SET PROBLEM – Locate the lines of the listing below that hold "this", then copy each of them.

+ + + + +

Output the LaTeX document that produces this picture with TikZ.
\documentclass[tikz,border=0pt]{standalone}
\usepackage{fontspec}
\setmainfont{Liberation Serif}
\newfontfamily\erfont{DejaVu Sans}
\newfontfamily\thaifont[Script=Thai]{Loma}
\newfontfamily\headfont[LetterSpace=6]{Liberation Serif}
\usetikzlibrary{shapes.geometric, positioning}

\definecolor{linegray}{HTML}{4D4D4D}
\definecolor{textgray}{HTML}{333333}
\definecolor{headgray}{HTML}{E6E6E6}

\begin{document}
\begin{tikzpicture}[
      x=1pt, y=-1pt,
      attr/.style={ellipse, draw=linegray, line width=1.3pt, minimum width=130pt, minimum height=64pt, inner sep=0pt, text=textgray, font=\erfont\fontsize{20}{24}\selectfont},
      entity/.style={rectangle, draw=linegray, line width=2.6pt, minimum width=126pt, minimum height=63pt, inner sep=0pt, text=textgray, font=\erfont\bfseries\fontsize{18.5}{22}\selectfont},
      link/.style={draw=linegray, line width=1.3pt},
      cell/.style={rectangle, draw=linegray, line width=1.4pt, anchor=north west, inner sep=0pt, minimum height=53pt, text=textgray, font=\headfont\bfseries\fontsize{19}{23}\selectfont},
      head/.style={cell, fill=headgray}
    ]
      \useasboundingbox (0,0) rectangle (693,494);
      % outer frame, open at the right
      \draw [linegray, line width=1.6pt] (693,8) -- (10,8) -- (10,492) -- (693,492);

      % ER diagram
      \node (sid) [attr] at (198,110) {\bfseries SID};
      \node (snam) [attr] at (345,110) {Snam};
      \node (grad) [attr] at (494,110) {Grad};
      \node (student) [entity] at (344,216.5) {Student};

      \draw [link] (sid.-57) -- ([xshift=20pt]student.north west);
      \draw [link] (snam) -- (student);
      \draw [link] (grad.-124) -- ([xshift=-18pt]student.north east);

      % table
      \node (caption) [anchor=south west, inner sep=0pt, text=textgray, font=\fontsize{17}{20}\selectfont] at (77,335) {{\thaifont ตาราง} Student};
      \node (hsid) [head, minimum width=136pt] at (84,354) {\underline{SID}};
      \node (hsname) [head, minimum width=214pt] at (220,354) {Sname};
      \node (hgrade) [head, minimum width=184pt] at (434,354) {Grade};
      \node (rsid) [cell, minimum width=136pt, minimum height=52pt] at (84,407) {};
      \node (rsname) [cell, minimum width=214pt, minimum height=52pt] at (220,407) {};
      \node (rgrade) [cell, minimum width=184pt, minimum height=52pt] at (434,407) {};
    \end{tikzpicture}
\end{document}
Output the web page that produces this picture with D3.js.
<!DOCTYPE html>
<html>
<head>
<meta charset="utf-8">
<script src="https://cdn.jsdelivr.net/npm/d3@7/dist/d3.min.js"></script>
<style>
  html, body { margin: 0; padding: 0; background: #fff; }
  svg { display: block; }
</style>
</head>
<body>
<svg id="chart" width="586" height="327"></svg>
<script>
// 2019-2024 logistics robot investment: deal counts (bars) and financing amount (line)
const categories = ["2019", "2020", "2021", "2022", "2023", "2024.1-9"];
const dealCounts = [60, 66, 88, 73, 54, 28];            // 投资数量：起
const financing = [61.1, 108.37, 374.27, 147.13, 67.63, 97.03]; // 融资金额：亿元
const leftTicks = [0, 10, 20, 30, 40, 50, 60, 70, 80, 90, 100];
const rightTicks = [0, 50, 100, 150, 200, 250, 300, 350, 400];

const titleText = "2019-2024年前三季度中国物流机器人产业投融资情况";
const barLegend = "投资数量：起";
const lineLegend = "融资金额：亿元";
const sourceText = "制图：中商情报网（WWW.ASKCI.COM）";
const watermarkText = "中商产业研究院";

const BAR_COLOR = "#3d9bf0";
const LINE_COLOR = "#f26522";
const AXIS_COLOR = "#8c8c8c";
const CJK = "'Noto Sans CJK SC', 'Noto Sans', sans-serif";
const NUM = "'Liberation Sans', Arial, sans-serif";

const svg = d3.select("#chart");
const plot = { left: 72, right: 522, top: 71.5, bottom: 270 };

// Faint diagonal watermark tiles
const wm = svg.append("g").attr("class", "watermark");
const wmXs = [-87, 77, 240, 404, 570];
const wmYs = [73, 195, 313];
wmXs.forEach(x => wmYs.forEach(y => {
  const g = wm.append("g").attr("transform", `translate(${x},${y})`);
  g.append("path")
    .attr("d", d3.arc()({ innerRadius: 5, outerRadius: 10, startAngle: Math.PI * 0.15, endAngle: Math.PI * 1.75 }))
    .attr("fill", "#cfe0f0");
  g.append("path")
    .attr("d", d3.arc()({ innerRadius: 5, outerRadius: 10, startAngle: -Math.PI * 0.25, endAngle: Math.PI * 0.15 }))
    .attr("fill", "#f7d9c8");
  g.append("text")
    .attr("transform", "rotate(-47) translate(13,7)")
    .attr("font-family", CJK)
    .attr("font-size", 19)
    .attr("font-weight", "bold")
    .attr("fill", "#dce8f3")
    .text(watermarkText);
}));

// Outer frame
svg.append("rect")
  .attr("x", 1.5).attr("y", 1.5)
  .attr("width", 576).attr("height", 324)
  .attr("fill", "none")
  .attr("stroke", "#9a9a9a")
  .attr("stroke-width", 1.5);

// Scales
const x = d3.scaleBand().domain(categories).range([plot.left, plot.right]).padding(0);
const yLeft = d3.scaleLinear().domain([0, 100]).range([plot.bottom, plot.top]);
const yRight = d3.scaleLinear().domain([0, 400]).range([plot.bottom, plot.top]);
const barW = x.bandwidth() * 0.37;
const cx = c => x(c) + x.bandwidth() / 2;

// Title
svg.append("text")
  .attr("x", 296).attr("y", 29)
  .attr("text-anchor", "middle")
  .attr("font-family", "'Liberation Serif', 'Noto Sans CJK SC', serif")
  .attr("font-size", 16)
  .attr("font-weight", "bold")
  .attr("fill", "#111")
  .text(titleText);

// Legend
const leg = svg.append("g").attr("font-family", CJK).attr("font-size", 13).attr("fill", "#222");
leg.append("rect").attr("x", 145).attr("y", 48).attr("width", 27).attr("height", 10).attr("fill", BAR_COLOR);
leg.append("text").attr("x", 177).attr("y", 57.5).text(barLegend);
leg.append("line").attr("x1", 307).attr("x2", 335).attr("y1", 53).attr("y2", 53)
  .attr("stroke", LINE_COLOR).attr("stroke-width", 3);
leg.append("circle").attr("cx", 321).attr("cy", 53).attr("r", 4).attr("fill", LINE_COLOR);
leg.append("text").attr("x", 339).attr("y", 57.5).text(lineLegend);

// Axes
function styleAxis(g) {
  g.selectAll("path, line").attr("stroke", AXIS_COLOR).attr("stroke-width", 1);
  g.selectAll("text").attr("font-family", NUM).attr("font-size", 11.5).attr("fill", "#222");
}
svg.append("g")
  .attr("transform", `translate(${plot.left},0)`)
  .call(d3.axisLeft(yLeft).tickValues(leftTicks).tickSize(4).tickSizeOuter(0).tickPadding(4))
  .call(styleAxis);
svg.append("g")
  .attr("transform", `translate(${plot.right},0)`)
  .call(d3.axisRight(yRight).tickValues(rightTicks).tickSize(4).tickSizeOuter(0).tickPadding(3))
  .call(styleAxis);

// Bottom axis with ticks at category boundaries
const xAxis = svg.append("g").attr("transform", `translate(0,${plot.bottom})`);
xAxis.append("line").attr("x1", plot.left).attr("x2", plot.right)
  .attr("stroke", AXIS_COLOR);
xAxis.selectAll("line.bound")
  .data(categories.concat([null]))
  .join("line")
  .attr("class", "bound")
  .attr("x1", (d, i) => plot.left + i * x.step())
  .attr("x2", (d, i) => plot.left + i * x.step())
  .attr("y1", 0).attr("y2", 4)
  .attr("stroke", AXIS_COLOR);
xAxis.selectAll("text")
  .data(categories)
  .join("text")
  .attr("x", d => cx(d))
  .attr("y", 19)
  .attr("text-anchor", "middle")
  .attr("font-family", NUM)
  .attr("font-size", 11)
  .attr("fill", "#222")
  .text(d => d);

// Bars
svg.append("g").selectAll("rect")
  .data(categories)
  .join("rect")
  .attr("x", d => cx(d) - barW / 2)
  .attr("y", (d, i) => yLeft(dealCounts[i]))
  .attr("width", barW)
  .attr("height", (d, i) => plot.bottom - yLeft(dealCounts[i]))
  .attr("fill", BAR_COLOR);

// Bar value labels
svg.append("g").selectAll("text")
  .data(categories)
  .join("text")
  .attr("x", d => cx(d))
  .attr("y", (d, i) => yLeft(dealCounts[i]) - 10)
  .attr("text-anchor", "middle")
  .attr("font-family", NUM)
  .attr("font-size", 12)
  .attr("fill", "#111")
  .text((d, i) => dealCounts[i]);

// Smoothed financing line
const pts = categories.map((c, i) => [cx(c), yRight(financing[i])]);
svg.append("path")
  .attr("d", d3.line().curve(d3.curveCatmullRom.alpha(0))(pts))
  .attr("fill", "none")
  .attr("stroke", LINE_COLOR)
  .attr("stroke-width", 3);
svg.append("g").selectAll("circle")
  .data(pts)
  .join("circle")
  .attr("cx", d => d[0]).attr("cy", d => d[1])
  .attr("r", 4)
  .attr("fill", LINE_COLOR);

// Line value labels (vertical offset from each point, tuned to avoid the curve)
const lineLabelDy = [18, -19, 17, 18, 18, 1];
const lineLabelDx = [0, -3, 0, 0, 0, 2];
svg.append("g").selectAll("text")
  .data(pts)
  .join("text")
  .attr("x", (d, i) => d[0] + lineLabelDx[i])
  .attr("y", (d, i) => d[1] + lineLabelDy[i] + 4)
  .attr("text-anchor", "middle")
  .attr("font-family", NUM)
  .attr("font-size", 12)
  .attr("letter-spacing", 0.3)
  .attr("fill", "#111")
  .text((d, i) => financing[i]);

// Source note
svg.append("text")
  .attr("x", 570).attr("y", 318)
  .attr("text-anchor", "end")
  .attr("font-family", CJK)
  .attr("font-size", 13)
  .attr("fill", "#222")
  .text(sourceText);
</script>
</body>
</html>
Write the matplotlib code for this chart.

+ + + + +

RESPONSE –
Output the LaTeX document that produces this picture with TikZ.
Output the web page that produces this picture with D3.js.
Write the matplotlib code for this chart.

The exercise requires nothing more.